Bethany Evangelical Lutheran Church at
1244 W. Thorndale (JWB, 2011)
It is up to individuals, preached Luther, to find meaning in a relationship with God and convey that meaning simply and powerfully through prayer, prayer that is not churned out through a theological foundry, but, rather, prayer that is individual, specific to its speaker, and honest in its design.

Over three hundred years later the same logic came to be part of the Arts and Crafts movement, which began in England in the mid-nineteenth century as a protest against the decreasing importance of the individual craftsman in a mechanical age in which the only things that mattered were efficiency and profit.

These two ideas come together in a one-hundred-year-old church, Bethany Evangelical Lutheran, at 1244 West Thorndale Avenue.  The AIA Guide to Chicago describes the church as being “. . . designed in the informal, domestically scaled, simply but beautifully detailed Craftsman Style.”

The church on West Thorndale was founded in 1905, with the first service conducted on June 11 of that year in Kelly’s Hall, at Clark and Ridge.  A half-year later the church was organized under the present name with its first pastor, the Reverend Karl G. Schlerf, whose previous congregation had been in Hillsdale, Michigan, called to serve.

For nine months after that the congregation met in Kelly’s Hall.  Following that the meetinghouse was where 5540 Broadway is today.  In the years following two lots were purchased at Thorndale and Magnolia for $3,500, and the church building was constructed on the corner with space to the north of the church given for a parish house and parsonage.  The church was dedicated on February 22,1914, and the parsonage was completed in 1921.

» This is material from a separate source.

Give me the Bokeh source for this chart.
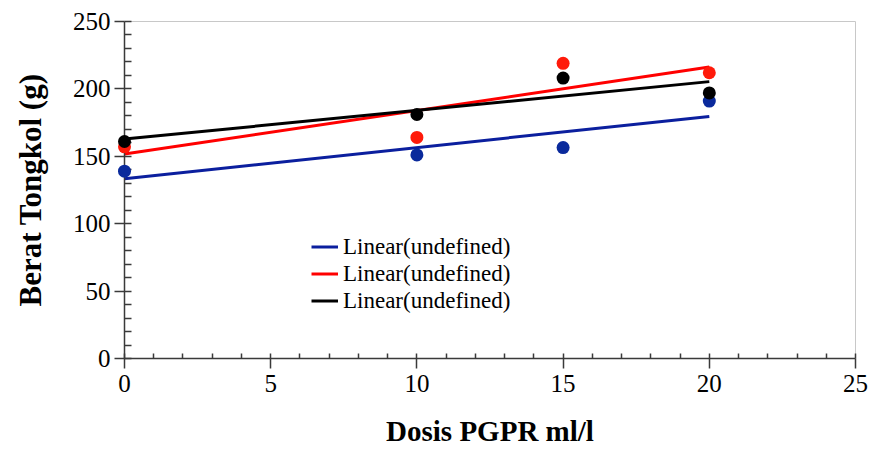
import numpy as np
from bokeh.plotting import figure
from bokeh.models import Legend, LegendItem, Range1d, SingleIntervalTicker
from bokeh.embed import file_html
from bokeh.resources import INLINE

# ---- data ----
dosis = [0, 10, 15, 20]
seri_biru = [139, 151, 156.5, 191]
seri_merah = [157, 164, 219, 212]
seri_hitam = [161, 181, 208, 197]
legend_labels = ["Linear(undefined)", "Linear(undefined)", "Linear(undefined)"]
x_label = "Dosis PGPR ml/l"
y_label = "Berat Tongkol (g)"

FONT = "Liberation Serif"

p = figure(width=874, height=450, output_backend="svg", toolbar_location=None,
           x_range=Range1d(0, 25), y_range=Range1d(0, 250),
           min_border_left=124, min_border_right=19, min_border_top=21, min_border_bottom=92)
p.xgrid.visible = False
p.ygrid.visible = False
p.outline_line_color = "#c8c8c8"
p.outline_line_width = 1
p.background_fill_color = "white"
p.border_fill_color = "white"

series = [(seri_biru, "#0b1f9e", "#0a2a9c"), (seri_merah, "#ff0000", "#ff1a0a"), (seri_hitam, "#000000", "#000000")]

items = []
xs_fit = [min(dosis), max(dosis)]
for (ys, lc, mc), lab in zip(series, legend_labels):
    k, b = np.polyfit(dosis, ys, 1)
    r = p.line(xs_fit, [k * xs_fit[0] + b, k * xs_fit[1] + b], line_color=lc, line_width=3)
    items.append(LegendItem(label=lab, renderers=[r]))

for ys, lc, mc in series:
    p.scatter(dosis, ys, size=13, fill_color=mc, line_color=mc, line_width=0, level="overlay")

for ax in (p.xaxis[0], p.yaxis[0]):
    ax.axis_line_color = "#3a3a3a"
    ax.axis_line_width = 1.5
    ax.major_tick_line_color = "#3a3a3a"
    ax.minor_tick_line_color = "#3a3a3a"
    ax.major_tick_line_width = 1.5
    ax.minor_tick_line_width = 1.5
    ax.major_tick_in = 0
    ax.major_tick_out = 10
    ax.minor_tick_out = 0
    ax.major_label_text_font = FONT
    ax.major_label_text_font_size = "25px"
    ax.major_label_text_color = "black"
    ax.axis_label_text_font = FONT
    ax.axis_label_text_font_style = "bold"
    ax.axis_label_text_color = "black"

p.xaxis[0].axis_label_text_font_size = "29px"
p.yaxis[0].axis_label_text_font_size = "31px"
p.xaxis[0].ticker = SingleIntervalTicker(interval=5, num_minor_ticks=5)
p.yaxis[0].ticker = SingleIntervalTicker(interval=50, num_minor_ticks=5)
p.xaxis[0].minor_tick_in = 5
p.yaxis[0].minor_tick_in = 7
p.xaxis[0].axis_label = x_label
p.yaxis[0].axis_label = y_label
p.xaxis[0].major_label_standoff = 6
p.yaxis[0].major_label_standoff = 4
p.xaxis[0].axis_label_standoff = 20
p.yaxis[0].axis_label_standoff = 22

legend = Legend(items=items, location=(187, 44), padding=0, margin=0, spacing=0,
                glyph_width=27, glyph_height=27, label_height=27, label_standoff=5,
                label_text_font=FONT, label_text_font_size="23px", label_text_color="black",
                background_fill_alpha=0, border_line_color=None)
p.add_layout(legend)

open("out.html", "w").write(file_html(p, INLINE))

Simple forms, uncluttered by excessive --
the Arts and Crafts style (JWB, 2011)
The style of the church – Arts and Crafts – takes its name from the Arts and Crafts Society that was founded in London in 1888.  Although most of the society’s members recognized that there was a place for the machine, the ideal remained in the beauty that came from individual artists and craftsmen.

Chicago was one of the most important centers in the United States for the new movement.  The Chicago Arts and Crafts Society was founded on October 22, 1897 at Jane Adams’s Hull House.  Charter members included Myron Hunt, Dwight Perkins, Robert Spencer, Frank Lloyd Wright, and the Pond brothers, Allen and Irving. In fact, the first buildings at Hull House were designed by the Pond brothers.

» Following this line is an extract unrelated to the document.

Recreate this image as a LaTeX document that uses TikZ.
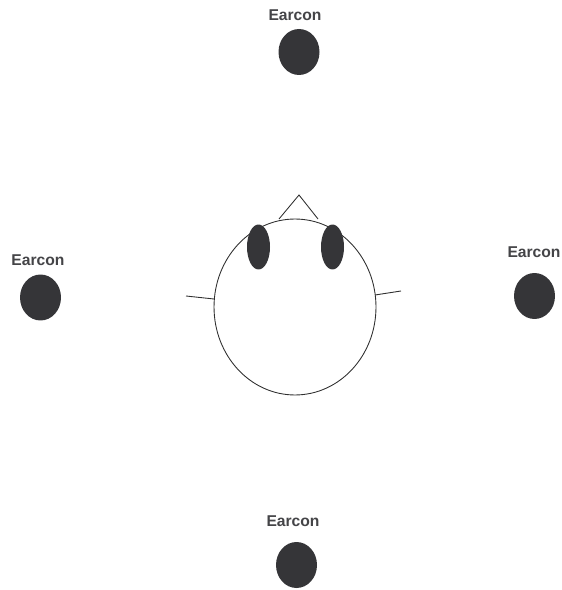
\documentclass[tikz,border=0pt]{standalone}
\usepackage{fontspec}
\setmainfont{Liberation Sans}
\usetikzlibrary{shapes.geometric}
\definecolor{earcondark}{HTML}{353538}
\definecolor{labelgray}{HTML}{444447}
\definecolor{linegray}{HTML}{303030}
\tikzset{
    earcon/.style={ellipse, fill=earcondark, inner sep=0pt, minimum width=0.82cm, minimum height=0.92cm},
    earconlabel/.style={font=\fontsize{8.9pt}{10pt}\selectfont\bfseries, text=labelgray, inner sep=0pt},
    speaker/.style={ellipse, fill=earcondark, inner sep=0pt, minimum width=0.46cm, minimum height=0.9cm}
}
\begin{document}
\begin{tikzpicture}[x=0.02cm, y=-0.02cm, line width=0.5pt]
    \useasboundingbox (0,0) rectangle (561,590);
    % ---------- head ----------
    \node[ellipse, draw=linegray, inner sep=0pt, minimum width=3.24cm, minimum height=3.52cm] (head) at (295,307) {};
    % ---------- nose ----------
    \coordinate (noseleft) at (279,219);
    \coordinate (nosetip) at (299,195);
    \coordinate (noseright) at (318,219);
    \draw[linegray] (noseleft) -- (nosetip) -- (noseright);
    % ---------- ears ----------
    \coordinate (earleft) at (186,296);
    \coordinate (earleftin) at (214,299);
    \coordinate (earright) at (401,291);
    \coordinate (earrightin) at (375,295);
    \draw[linegray] (earleft) -- (earleftin);
    \draw[linegray] (earright) -- (earrightin);
    % ---------- ear spots ----------
    \node[speaker] (spotleft) at (258.5,247) {};
    \node[speaker] (spotright) at (332.5,247) {};
    % ---------- earcons ----------
    \node[earcon] (top) at (299,52) {};
    \node[earconlabel] (toplabel) at (295,15.5) {Earcon};
    \node[earcon] (left) at (40.5,297.5) {};
    \node[earconlabel] (leftlabel) at (38,260) {Earcon};
    \node[earcon] (right) at (534.5,296) {};
    \node[earconlabel] (rightlabel) at (534,252) {Earcon};
    \node[earcon] (bottom) at (296.5,565) {};
    \node[earconlabel] (bottomlabel) at (293,521) {Earcon};
\end{tikzpicture}
\end{document}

The principal characteristics of an Arts and Crafts structure included an emphasis on simplicity and a lack of ornamentation.  Also important was the designer’s intent to blend the building with its surroundings, often by using materials that were native to the area.   It’s not a coincidence that all of the original members of the Chicago Arts and Crafts Society became associated with the Prairie School in one form or another, a design style that also emphasized simplicity and an honest reconciliation of a building and its location.

The architect who designed Bethany Evangelical Church was Grant Clark Miller who was born in 1870 in Rockford, Illinois.  He attended Cornell Academy and College in Mount Vernon, Iowa, later studying architecture at the University of Illinois, earning his Master of Arts in Architecture in 1895.  Three years later he added a degree in Civil Engineering. 

(JWB, 2011)
Miller joined the firm of Patton and Fisher after Patton was appointed architect for the Chicago Board of Education.  Fisher moved to the east coast in 1901, and the firm became Patton and Miller.  During the eleven years that this firm existed, the architects designed more than 300 buildings. [Schnell, Karen E. National Register of Historic Places Multiple Property Documentation Form. 1994]

Grant Miller’s Bethany Evangelical Lutheran Church still stands today on the quiet, shaded corner of Thorndale and Magnolia, living up to Martin Luther’s words in the 1535 A Simple Way to Pray . . . “pregnant with the spirit, strongly fortified by faith.”